■ Description of the task
Starting at the top of the entries below, write out each line up to and including the one containing "width=140.25pt,minimum height=165pt] (b5)". Leave the pictures out.

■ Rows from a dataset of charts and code
☆ ☆ ☆ ☆ ☆ ☆ ☆

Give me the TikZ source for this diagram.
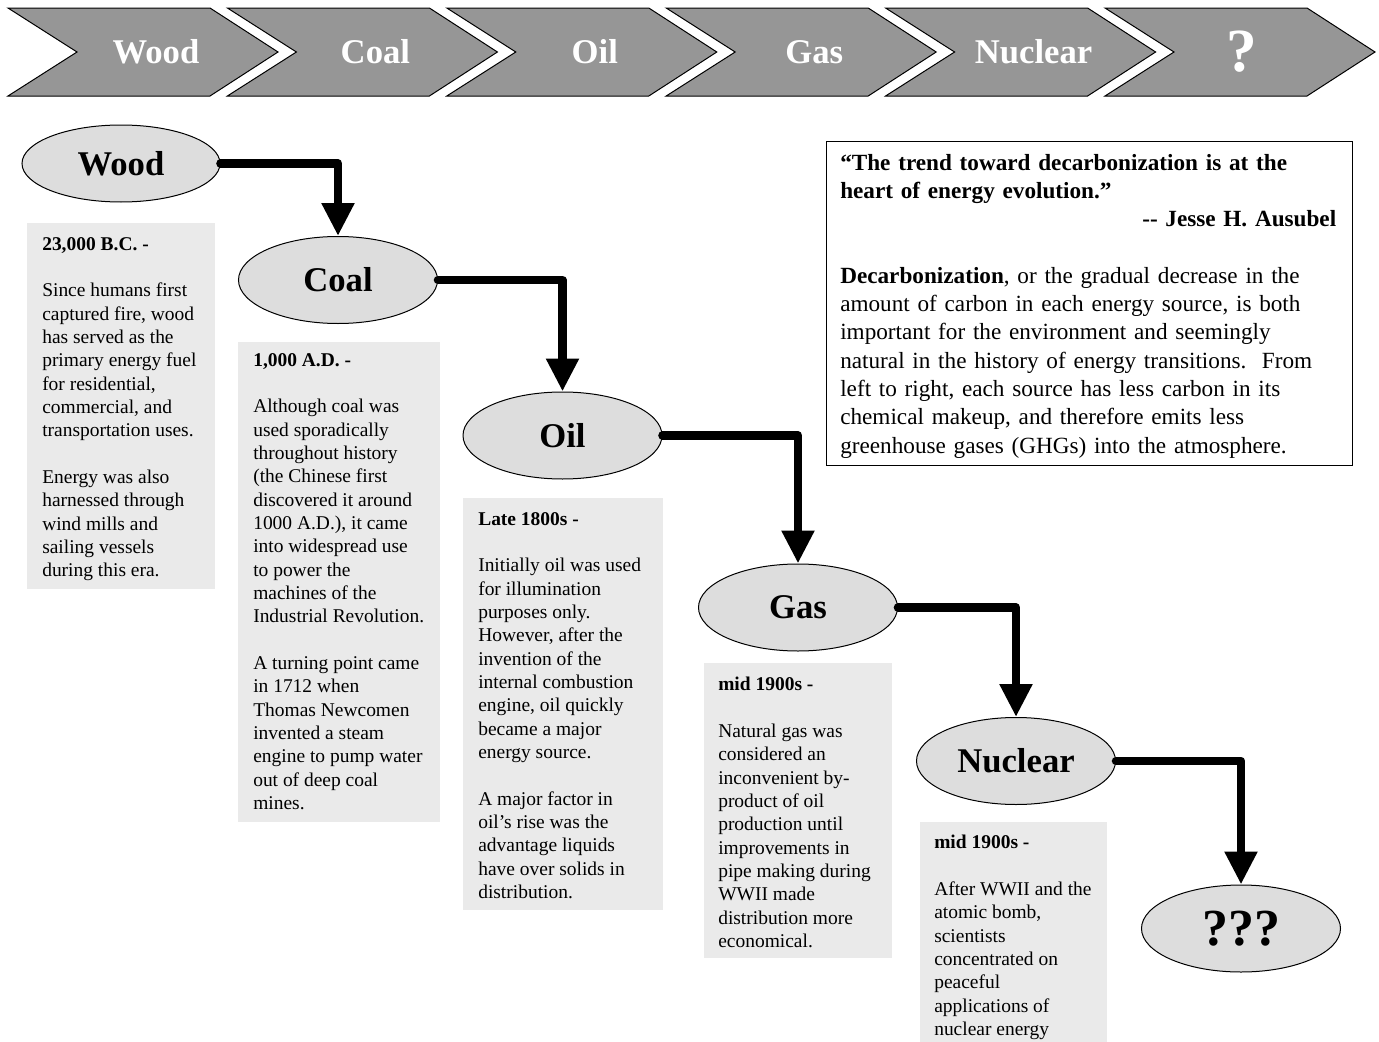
\documentclass[tikz,border=0pt]{standalone}
\usepackage{fontspec}
\setmainfont{Liberation Serif}
\usetikzlibrary{shapes.geometric,arrows.meta}
\definecolor{chev}{HTML}{969696}
\definecolor{ellg}{HTML}{DDDDDD}
\definecolor{boxg}{HTML}{EAEAEA}
\begin{document}
\begin{tikzpicture}[x=0.75pt,y=-0.75pt,
  chevron/.style={fill=chev,draw=black,line width=0.75pt,line join=miter},
  chevtext/.style={text=white,inner sep=0pt,font=\fontsize{26}{30}\selectfont\bfseries},
  era/.style={ellipse,draw=black,fill=ellg,line width=0.75pt,minimum width=149.25pt,minimum height=65.25pt,inner sep=0pt,font=\fontsize{26}{30}\selectfont\bfseries},
  infobox/.style={fill=boxg,inner sep=0pt,anchor=north west},
  infotext/.style={anchor=north west,inner sep=0pt,align=left,font=\fontsize{14.6}{17.5}\selectfont},
  link/.style={line width=6.4pt,line join=round,line cap=round,-{Triangle[width=23.25pt,length=24.75pt]}}
]
\useasboundingbox (0,0) rectangle (1379,1042);
\fill[white] (0,0) rectangle (1379,1042);

% chevrons
\foreach \i/\lab in {0/Wood,1/Coal,2/Oil,3/Gas,4/Nuclear}{
  \pgfmathsetmacro{\L}{8+219.4*\i}
  \draw[chevron] (\L,8) -- (\L+202,8) -- (\L+270,52) -- (\L+202,96) -- (\L,96) -- (\L+69,52) -- cycle;
  \node[chevtext] (chev\i) at (\L+148,52) {\lab};
}
\draw[chevron] (1105,8) -- (1307,8) -- (1375,52) -- (1307,96) -- (1105,96) -- (1174,52) -- cycle;
\node[chevtext,font=\fontsize{46}{50}\selectfont\bfseries] (chev5) at (1242,52) {?};

% info boxes
\node[infobox,minimum width=141pt,minimum height=274.5pt] (b1) at (27,223) {};
\node[infobox,minimum width=151.5pt,minimum height=360pt] (b2) at (238,342) {};
\node[infobox,minimum width=150pt,minimum height=309pt] (b3) at (463,498) {};
\node[infobox,minimum width=141pt,minimum height=221.25pt] (b4) at (704,663) {};
\node[infobox,minimum width=140.25pt,minimum height=165pt] (b5) at (920,822) {};

\node[infotext] (t1) at (42,237) {\textbf{23,000 B.C. -}\\[17.5pt]
Since humans first\\
captured fire, wood\\
has served as the\\
primary energy fuel\\
for residential,\\
commercial, and\\
transportation uses.\\[17.5pt]
Energy was also\\
harnessed through\\
wind mills and\\
sailing vessels\\
during this era.};

\node[infotext] (t2) at (253,353) {\textbf{1,000 A.D. -}\\[17.5pt]
Although coal was\\
used sporadically\\
throughout history\\
(the Chinese first\\
discovered it around\\
1000 A.D.), it came\\
into widespread use\\
to power the\\
machines of the\\
Industrial Revolution.\\[17.5pt]
A turning point came\\
in 1712 when\\
Thomas Newcomen\\
invented a steam\\
engine to pump water\\
out of deep coal\\
mines.};

\node[infotext] (t3) at (478,512) {\textbf{Late 1800s -}\\[17.5pt]
Initially oil was used\\
for illumination\\
purposes only.\\
However, after the\\
invention of the\\
internal combustion\\
engine, oil quickly\\
became a major\\
energy source.\\[17.5pt]
A major factor in\\
oil’s rise was the\\
advantage liquids\\
have over solids in\\
distribution.};

\node[infotext] (t4) at (718,677) {\textbf{mid 1900s -}\\[17.5pt]
Natural gas was\\
considered an\\
inconvenient by-\\
product of oil\\
production until\\
improvements in\\
pipe making during\\
WWII made\\
distribution more\\
economical.};

\node[infotext] (t5) at (934,835) {\textbf{mid 1900s -}\\[17.5pt]
After WWII and the\\
atomic bomb,\\
scientists\\
concentrated on\\
peaceful\\
applications of\\
nuclear energy};

% quote box
\node[draw=black,line width=1pt,fill=white,inner sep=0pt,anchor=north west,minimum width=394.5pt,minimum height=243pt] (qbox) at (826,141) {};
\node[anchor=north west,inner sep=0pt,text width=372pt,align=left,font=\fontsize{17.4}{21.2}\selectfont] (qtext) at (840,154) {\textbf{“The trend toward decarbonization is at the}\\
\textbf{heart of energy evolution.”}\\
\mbox{}\hfill\textbf{-{}- Jesse H. Ausubel}\\[21.2pt]
\textbf{Decarbonization}, or the gradual decrease in the\\
amount of carbon in each energy source, is both\\
important for the environment and seemingly\\
natural in the history of energy transitions.\ \ From\\
left to right, each source has less carbon in its\\
chemical makeup, and therefore emits less\\
greenhouse gases (GHGs) into the atmosphere.};

% ellipses
\node[era,minimum width=148.5pt,minimum height=57.75pt] (wood) at (121,163.5) {Wood};
\node[era] (coal) at (338,280) {Coal};
\node[era] (oil) at (562.5,435.5) {Oil};
\node[era] (gas) at (798,607.5) {Gas};
\node[era] (nuclear) at (1016,761) {Nuclear};
\node[era,font=\fontsize{39}{44}\selectfont\bfseries] (future) at (1241,928.5) {???};

% connectors
\draw[link] (wood.east) -| (coal.north);
\draw[link] (coal.east) -| (oil.north);
\draw[link] (oil.east) -| (gas.north);
\draw[link] (gas.east) -| (nuclear.north);
\draw[link] (nuclear.east) -| (future.north);
\end{tikzpicture}
\end{document}
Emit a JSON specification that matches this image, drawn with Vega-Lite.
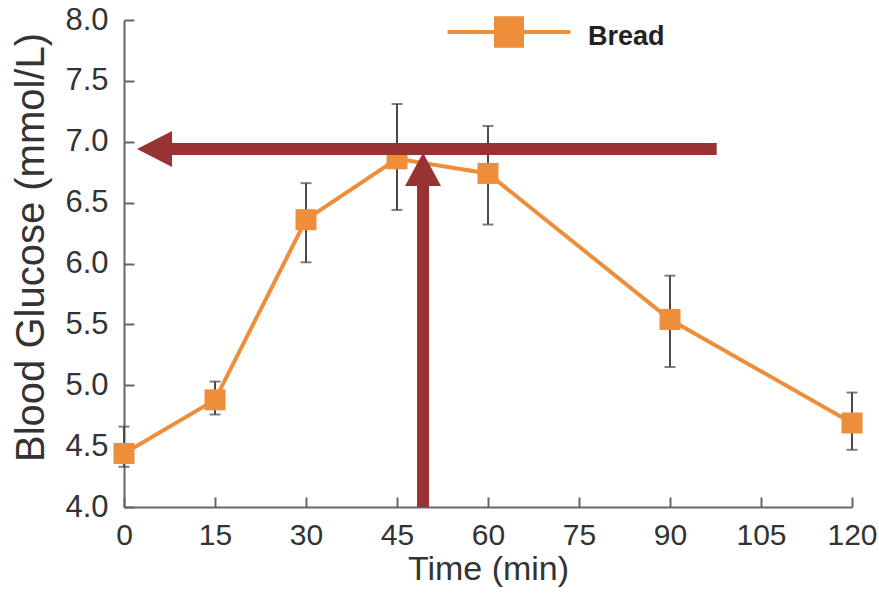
{
  "$schema": "https://vega.github.io/schema/vega-lite/v6.json",
  "width": 728,
  "height": 487,
  "autosize": {"type": "none"},
  "padding": {"left": 124, "top": 20, "right": 27, "bottom": 87},
  "background": "white",
  "config": {
    "view": {"stroke": null},
    "font": "Liberation Sans",
    "axis": {
      "grid": false,
      "domainColor": "#666666",
      "domainWidth": 2,
      "tickColor": "#666666",
      "tickWidth": 2,
      "tickSize": -10,
      "labelColor": "#333333",
      "titleColor": "#333333",
      "labelFont": "Liberation Sans",
      "titleFont": "Liberation Sans",
      "titleFontWeight": "normal"
    },
    "axisX": {"labelFontSize": 30, "titleFontSize": 34, "labelPadding": 23, "titleY": 45, "titleBaseline": "top", "labelFlush": false},
    "axisY": {"labelFontSize": 31, "titleFontSize": 40, "labelPadding": 26, "titleX": -73, "titleY": 227, "titleAngle": -90, "titleBaseline": "bottom", "titleAlign": "center"}
  },
  "datasets": {
    "glucose": [
      {"time": 0, "mean": 4.44, "lo": 4.33, "hi": 4.66, "food": "Bread"},
      {"time": 15, "mean": 4.88, "lo": 4.76, "hi": 5.03, "food": "Bread"},
      {"time": 30, "mean": 6.36, "lo": 6.01, "hi": 6.66, "food": "Bread"},
      {"time": 45, "mean": 6.86, "lo": 6.44, "hi": 7.31, "food": "Bread"},
      {"time": 60, "mean": 6.74, "lo": 6.32, "hi": 7.13, "food": "Bread"},
      {"time": 90, "mean": 5.54, "lo": 5.15, "hi": 5.9, "food": "Bread"},
      {"time": 120, "mean": 4.69, "lo": 4.47, "hi": 4.94, "food": "Bread"}
    ],
    "arrows": [
      {"dir": "left", "x": 6, "x2": 97.7, "y": 6.94, "y2": 6.94, "tipX": 2.14, "tipY": 6.94},
      {"dir": "up", "x": 49.29, "x2": 49.29, "y": 4.0, "y2": 6.7, "tipX": 49.29, "tipY": 6.91}
    ]
  },
  "layer": [
    {
      "data": {"name": "glucose"},
      "mark": {"type": "errorbar", "ticks": {"size": 11, "thickness": 2, "color": "#4a4a4a"}, "rule": {"strokeWidth": 2, "color": "#4a4a4a"}},
      "encoding": {
        "x": {"field": "time", "type": "quantitative", "title": "Time (min)",
              "scale": {"domain": [0, 120], "nice": false, "zero": false},
              "axis": {"values": [0, 15, 30, 45, 60, 75, 90, 105, 120]}},
        "y": {"field": "lo", "type": "quantitative", "title": "Blood Glucose (mmol/L)",
              "scale": {"domain": [4, 8], "nice": false, "zero": false},
              "axis": {"values": [4, 4.5, 5, 5.5, 6, 6.5, 7, 7.5, 8], "format": ".1f"}},
        "y2": {"field": "hi"}
      }
    },
    {
      "data": {"name": "glucose"},
      "mark": {"type": "line", "color": "#EE8E3B", "strokeWidth": 4},
      "encoding": {
        "x": {"field": "time", "type": "quantitative", "title": "Time (min)"},
        "y": {"field": "mean", "type": "quantitative", "title": "Blood Glucose (mmol/L)"}
      }
    },
    {
      "data": {"name": "glucose"},
      "mark": {"type": "point", "shape": "square", "filled": true, "size": 441, "opacity": 1},
      "encoding": {
        "x": {"field": "time", "type": "quantitative", "title": "Time (min)"},
        "y": {"field": "mean", "type": "quantitative", "title": "Blood Glucose (mmol/L)"},
        "color": {"field": "food", "type": "nominal", "scale": {"range": ["#EE8E3B"]},
          "legend": {
            "title": null,
            "orient": "none",
            "legendX": 370,
            "legendY": -3,
            "padding": 0,
            "symbolType": "M -4.1 -0.13 L 4.1 -0.13 L 4.1 0.13 L -4.1 0.13 Z M -1 -1.05 L 1 -1.05 L 1 1.05 L -1 1.05 Z",
            "symbolSize": 900,
            "symbolStrokeWidth": 0,
            "symbolOpacity": 1,
            "labelFontSize": 27,
            "labelFontWeight": "bold",
            "labelColor": "#222222",
            "labelFont": "Liberation Sans",
            "labelOffset": 64,
            "encode": {"labels": {"update": {"dy": {"value": 5}}}}
          }
        }
      }
    },
    {
      "data": {"name": "arrows"},
      "mark": {"type": "rule", "color": "#973333", "strokeWidth": 12, "strokeCap": "butt"},
      "encoding": {
        "x": {"field": "x", "type": "quantitative", "title": "Time (min)"},
        "x2": {"field": "x2"},
        "y": {"field": "y", "type": "quantitative", "title": "Blood Glucose (mmol/L)"},
        "y2": {"field": "y2"}
      }
    },
    {
      "data": {"name": "arrows"},
      "mark": {"type": "point", "filled": true, "size": 1296, "opacity": 1, "color": "#973333"},
      "encoding": {
        "x": {"field": "tipX", "type": "quantitative", "title": "Time (min)"},
        "y": {"field": "tipY", "type": "quantitative", "title": "Blood Glucose (mmol/L)"},
        "shape": {"field": "dir", "type": "nominal",
          "scale": {"domain": ["left", "up"], "range": ["M 0 0 L 1.95 -1 L 1.95 1 Z", "M 0 0 L -1 1.85 L 1 1.85 Z"]},
          "legend": null}
      }
    }
  ]
}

☆ ☆ ☆ ☆ ☆ ☆ ☆

■ Written solution
Give me the TikZ source for this diagram.
\documentclass[tikz,border=0pt]{standalone}
\usepackage{fontspec}
\setmainfont{Liberation Serif}
\usetikzlibrary{shapes.geometric,arrows.meta}
\definecolor{chev}{HTML}{969696}
\definecolor{ellg}{HTML}{DDDDDD}
\definecolor{boxg}{HTML}{EAEAEA}
\begin{document}
\begin{tikzpicture}[x=0.75pt,y=-0.75pt,
  chevron/.style={fill=chev,draw=black,line width=0.75pt,line join=miter},
  chevtext/.style={text=white,inner sep=0pt,font=\fontsize{26}{30}\selectfont\bfseries},
  era/.style={ellipse,draw=black,fill=ellg,line width=0.75pt,minimum width=149.25pt,minimum height=65.25pt,inner sep=0pt,font=\fontsize{26}{30}\selectfont\bfseries},
  infobox/.style={fill=boxg,inner sep=0pt,anchor=north west},
  infotext/.style={anchor=north west,inner sep=0pt,align=left,font=\fontsize{14.6}{17.5}\selectfont},
  link/.style={line width=6.4pt,line join=round,line cap=round,-{Triangle[width=23.25pt,length=24.75pt]}}
]
\useasboundingbox (0,0) rectangle (1379,1042);
\fill[white] (0,0) rectangle (1379,1042);

% chevrons
\foreach \i/\lab in {0/Wood,1/Coal,2/Oil,3/Gas,4/Nuclear}{
  \pgfmathsetmacro{\L}{8+219.4*\i}
  \draw[chevron] (\L,8) -- (\L+202,8) -- (\L+270,52) -- (\L+202,96) -- (\L,96) -- (\L+69,52) -- cycle;
  \node[chevtext] (chev\i) at (\L+148,52) {\lab};
}
\draw[chevron] (1105,8) -- (1307,8) -- (1375,52) -- (1307,96) -- (1105,96) -- (1174,52) -- cycle;
\node[chevtext,font=\fontsize{46}{50}\selectfont\bfseries] (chev5) at (1242,52) {?};

% info boxes
\node[infobox,minimum width=141pt,minimum height=274.5pt] (b1) at (27,223) {};
\node[infobox,minimum width=151.5pt,minimum height=360pt] (b2) at (238,342) {};
\node[infobox,minimum width=150pt,minimum height=309pt] (b3) at (463,498) {};
\node[infobox,minimum width=141pt,minimum height=221.25pt] (b4) at (704,663) {};
\node[infobox,minimum width=140.25pt,minimum height=165pt] (b5) at (920,822) {};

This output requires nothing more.